Member of the National Assembly
- In office 18 June 1998 – 5 May 2014

Personal details
- Born: 28 September 1951 (age 74) Nagykőrös, Hungary
- Party: Fidesz (since 2002)
- Other political affiliations: MSZMP (1987–89) FKGP (1993–2002)
- Spouse: Dr Tímea Cziráné Kőházi Kis
- Children: Tímea Szabolcs
- Profession: politician

= Szabolcs Czira =

Hungarian politician

Dr Szabolcs Czira (born 28 September 1951) is a Hungarian politician, member of the National Assembly (MP) for Nagykőrös (Pest County Constituency XVI) from 1998 to 2014. He was a member of the Committee on Employment and Labour. Czira is the current mayor of Nagykőrös since 2002.
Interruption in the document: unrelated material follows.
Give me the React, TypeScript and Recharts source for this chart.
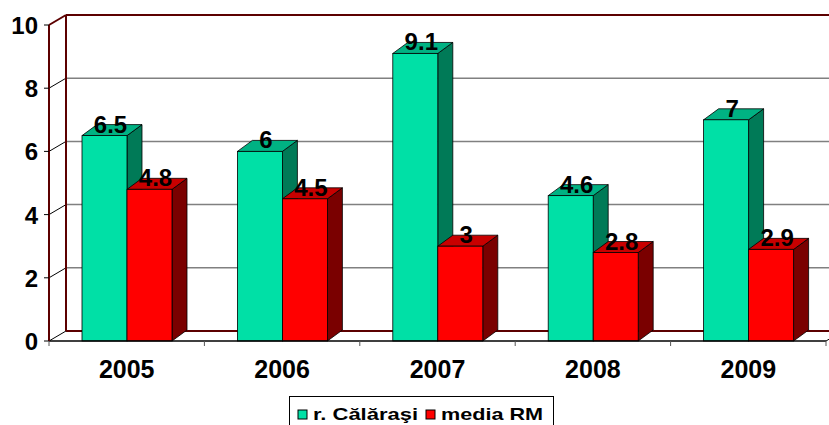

Czira joined the Hungarian Socialist Workers' Party (MSZMP) in late 1987. He was a member of the Independent Smallholders, Agrarian Workers and Civic Party (FKGP) from 1993 until 2002. He served as deputy leader of its parliamentary group between 2001 and 2002. He joined Fidesz in 2002.

==Personal life==
He is married to Dr Tímea Cziráné Kőházi Kis. They have a daughter, Tímea and a son, Szabolcs.